• MATERIAL SUPPLIED:
•••

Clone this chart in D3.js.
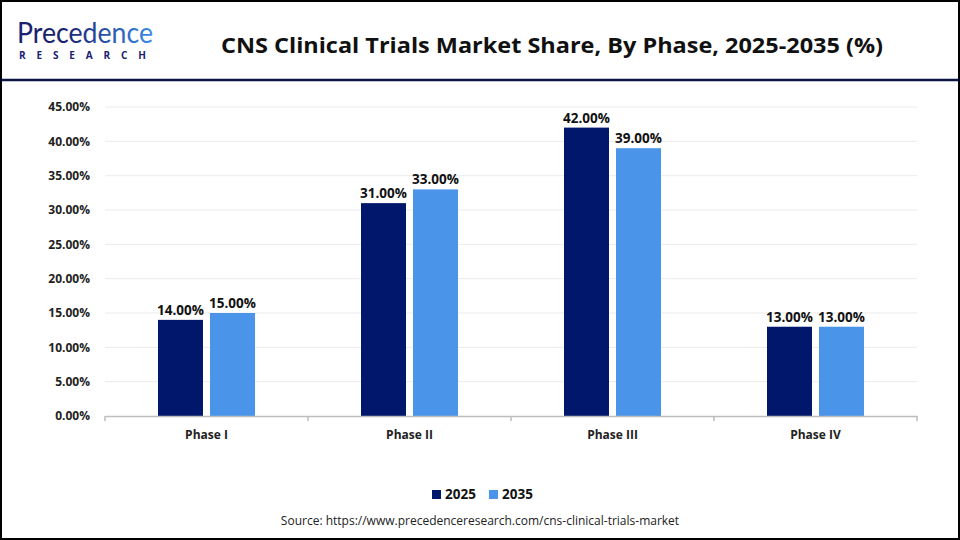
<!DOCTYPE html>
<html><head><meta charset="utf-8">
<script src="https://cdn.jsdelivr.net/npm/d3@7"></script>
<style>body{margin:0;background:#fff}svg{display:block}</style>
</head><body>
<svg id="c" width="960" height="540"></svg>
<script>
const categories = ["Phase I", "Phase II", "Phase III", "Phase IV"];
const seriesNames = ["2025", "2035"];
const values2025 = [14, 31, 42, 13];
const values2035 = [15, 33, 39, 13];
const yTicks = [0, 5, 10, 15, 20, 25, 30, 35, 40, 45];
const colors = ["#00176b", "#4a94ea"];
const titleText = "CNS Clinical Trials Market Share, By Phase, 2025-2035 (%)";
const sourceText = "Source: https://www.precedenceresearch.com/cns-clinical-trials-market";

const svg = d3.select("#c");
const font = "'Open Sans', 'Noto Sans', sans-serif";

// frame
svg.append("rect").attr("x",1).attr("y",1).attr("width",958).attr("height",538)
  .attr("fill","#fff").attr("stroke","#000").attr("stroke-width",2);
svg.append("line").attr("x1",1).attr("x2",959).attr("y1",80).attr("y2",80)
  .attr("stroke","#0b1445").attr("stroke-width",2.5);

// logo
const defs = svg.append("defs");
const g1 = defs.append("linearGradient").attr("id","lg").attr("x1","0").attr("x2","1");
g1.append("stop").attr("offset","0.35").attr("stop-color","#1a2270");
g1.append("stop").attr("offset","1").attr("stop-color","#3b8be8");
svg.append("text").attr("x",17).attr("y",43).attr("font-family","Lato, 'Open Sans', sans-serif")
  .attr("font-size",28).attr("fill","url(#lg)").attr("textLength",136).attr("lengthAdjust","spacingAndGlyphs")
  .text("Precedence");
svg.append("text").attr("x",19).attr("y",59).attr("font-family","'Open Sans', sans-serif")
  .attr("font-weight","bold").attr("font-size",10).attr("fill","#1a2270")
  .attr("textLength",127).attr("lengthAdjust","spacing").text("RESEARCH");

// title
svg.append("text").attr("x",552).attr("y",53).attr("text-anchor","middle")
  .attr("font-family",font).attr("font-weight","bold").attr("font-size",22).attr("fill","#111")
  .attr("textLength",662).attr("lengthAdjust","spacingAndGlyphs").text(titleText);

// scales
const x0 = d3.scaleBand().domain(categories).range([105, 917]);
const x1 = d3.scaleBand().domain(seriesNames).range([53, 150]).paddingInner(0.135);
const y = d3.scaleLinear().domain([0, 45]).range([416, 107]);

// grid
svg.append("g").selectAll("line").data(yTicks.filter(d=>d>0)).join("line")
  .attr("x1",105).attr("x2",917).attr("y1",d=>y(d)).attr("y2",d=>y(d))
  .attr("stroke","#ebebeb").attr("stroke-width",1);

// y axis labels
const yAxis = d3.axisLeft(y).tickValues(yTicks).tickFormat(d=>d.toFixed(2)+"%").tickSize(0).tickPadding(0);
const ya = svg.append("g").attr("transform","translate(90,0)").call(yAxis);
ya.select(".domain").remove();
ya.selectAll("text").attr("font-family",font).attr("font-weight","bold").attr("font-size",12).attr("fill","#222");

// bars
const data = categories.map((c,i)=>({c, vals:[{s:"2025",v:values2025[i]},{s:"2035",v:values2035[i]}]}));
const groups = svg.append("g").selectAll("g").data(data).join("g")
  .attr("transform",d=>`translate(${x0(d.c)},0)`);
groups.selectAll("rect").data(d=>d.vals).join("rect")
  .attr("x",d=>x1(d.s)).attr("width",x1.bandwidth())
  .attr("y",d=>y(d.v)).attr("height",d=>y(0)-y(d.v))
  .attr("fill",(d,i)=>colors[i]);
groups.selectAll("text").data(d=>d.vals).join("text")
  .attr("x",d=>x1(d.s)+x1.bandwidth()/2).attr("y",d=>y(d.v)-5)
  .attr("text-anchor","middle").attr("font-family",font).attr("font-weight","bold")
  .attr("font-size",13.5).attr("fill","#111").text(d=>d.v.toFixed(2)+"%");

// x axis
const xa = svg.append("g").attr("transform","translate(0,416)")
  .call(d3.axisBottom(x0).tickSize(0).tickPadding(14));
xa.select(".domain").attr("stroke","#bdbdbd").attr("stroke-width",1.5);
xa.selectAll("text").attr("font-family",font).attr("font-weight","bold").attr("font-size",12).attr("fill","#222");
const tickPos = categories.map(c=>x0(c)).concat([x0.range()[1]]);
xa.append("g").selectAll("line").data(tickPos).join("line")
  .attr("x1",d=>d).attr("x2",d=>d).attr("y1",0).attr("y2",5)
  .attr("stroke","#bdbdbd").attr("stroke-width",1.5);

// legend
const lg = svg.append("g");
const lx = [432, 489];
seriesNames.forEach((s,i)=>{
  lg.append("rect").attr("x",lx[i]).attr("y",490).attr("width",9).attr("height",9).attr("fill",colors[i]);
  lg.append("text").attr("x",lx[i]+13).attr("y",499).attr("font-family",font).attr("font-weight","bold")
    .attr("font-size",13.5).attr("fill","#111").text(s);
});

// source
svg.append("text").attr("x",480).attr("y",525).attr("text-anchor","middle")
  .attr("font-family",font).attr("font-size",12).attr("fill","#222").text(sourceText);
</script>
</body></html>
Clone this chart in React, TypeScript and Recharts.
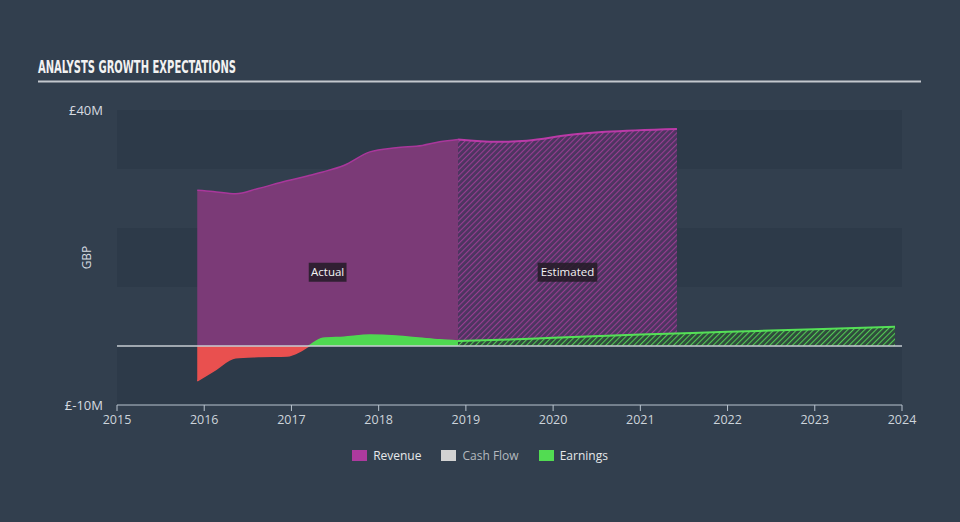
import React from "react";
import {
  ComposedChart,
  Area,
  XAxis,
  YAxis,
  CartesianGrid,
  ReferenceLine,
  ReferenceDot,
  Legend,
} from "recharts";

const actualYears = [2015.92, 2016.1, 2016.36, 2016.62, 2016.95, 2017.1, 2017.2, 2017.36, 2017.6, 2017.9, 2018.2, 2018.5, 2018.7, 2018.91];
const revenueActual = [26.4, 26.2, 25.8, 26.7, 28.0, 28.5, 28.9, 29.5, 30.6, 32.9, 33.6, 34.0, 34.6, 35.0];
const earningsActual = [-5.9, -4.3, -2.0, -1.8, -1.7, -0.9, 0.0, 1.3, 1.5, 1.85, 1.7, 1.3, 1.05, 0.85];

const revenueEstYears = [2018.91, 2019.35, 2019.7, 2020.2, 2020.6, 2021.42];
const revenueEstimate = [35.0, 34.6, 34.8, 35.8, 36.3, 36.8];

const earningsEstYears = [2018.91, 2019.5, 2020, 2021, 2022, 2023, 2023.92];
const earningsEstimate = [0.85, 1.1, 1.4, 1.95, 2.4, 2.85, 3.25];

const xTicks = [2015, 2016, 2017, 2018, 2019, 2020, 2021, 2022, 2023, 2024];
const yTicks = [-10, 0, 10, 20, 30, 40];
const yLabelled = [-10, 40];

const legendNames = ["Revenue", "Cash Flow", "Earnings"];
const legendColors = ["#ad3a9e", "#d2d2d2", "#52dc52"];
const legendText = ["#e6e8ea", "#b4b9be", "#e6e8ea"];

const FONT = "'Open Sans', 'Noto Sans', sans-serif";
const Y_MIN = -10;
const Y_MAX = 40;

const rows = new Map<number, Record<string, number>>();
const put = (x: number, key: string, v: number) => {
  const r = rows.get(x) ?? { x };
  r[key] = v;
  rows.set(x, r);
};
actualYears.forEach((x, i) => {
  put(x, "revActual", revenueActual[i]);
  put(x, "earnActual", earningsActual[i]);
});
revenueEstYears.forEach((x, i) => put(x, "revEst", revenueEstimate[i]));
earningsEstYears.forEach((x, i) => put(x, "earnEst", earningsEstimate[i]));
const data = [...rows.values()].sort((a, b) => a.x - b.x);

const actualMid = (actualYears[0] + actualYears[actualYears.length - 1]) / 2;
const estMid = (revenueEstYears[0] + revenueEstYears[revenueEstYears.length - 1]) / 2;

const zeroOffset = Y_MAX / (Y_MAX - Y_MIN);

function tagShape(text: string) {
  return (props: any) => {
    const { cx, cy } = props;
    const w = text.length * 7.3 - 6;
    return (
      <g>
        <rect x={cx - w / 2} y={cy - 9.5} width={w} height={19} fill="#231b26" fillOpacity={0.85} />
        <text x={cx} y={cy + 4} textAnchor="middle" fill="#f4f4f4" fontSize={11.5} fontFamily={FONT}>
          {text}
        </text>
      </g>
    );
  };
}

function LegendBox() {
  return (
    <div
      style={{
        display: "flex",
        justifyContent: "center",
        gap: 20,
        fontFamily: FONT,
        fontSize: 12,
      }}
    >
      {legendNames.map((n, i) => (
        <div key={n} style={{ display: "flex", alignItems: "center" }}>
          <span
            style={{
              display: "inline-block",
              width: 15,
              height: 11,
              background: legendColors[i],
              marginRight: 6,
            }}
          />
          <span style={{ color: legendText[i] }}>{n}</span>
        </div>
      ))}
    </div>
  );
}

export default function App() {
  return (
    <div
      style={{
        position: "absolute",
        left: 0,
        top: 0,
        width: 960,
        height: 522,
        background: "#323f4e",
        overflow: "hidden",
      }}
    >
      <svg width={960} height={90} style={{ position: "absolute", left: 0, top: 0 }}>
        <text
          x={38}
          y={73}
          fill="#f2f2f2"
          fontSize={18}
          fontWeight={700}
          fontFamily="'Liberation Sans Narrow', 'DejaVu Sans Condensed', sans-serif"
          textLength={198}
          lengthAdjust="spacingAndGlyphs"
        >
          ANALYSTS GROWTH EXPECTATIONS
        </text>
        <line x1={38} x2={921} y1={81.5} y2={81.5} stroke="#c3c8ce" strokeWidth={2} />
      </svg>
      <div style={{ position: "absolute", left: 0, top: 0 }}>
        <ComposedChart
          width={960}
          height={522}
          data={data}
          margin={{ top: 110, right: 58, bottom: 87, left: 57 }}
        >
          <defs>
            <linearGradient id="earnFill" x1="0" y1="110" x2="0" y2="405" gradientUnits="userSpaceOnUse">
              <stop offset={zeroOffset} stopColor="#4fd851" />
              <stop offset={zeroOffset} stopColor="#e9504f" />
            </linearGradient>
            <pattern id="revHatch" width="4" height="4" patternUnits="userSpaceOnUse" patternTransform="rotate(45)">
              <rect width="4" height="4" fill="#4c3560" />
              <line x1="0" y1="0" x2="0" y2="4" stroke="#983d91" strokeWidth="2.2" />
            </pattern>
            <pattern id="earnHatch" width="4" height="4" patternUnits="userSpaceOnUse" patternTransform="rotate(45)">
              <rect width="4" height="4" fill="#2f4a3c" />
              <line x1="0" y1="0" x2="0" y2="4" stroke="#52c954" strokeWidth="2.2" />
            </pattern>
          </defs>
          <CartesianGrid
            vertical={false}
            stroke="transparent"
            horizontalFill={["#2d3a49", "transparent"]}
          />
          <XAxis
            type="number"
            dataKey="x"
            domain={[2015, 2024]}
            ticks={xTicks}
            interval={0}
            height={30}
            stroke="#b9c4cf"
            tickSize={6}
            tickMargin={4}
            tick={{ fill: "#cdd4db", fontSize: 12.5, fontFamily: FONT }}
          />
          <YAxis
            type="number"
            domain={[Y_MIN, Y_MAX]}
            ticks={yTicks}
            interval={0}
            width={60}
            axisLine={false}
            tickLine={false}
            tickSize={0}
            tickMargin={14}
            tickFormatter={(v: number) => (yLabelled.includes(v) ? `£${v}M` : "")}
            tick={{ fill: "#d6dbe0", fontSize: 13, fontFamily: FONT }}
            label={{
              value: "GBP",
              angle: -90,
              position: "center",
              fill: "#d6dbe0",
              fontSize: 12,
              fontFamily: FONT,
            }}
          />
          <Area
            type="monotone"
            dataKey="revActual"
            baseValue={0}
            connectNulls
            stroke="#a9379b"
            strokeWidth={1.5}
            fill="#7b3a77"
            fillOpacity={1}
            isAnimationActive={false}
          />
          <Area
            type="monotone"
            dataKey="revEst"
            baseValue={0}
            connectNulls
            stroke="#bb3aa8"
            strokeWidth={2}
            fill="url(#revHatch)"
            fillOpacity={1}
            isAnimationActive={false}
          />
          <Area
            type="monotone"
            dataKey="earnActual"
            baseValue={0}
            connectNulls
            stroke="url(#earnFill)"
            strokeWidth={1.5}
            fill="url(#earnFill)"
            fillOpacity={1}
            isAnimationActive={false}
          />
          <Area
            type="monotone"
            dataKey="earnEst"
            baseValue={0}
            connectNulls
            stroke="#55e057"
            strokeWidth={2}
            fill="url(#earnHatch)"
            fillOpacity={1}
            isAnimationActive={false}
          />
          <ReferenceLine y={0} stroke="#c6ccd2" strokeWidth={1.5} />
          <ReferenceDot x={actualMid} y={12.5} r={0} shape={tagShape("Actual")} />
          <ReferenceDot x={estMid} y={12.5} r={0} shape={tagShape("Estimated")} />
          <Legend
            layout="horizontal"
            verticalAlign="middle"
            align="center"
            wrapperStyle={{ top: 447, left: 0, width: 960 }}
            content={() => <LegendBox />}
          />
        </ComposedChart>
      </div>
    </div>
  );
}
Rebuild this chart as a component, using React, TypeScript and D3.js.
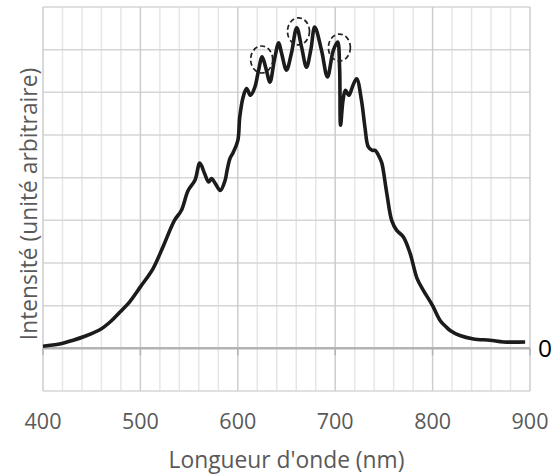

•••

• TASK DETAILS: Every line of the listing that holds "this" should be found and copied.

• EXERCISE SOLUTION:
Clone this chart in D3.js.
Clone this chart in React, TypeScript and Recharts.
Rebuild this chart as a component, using React, TypeScript and D3.js.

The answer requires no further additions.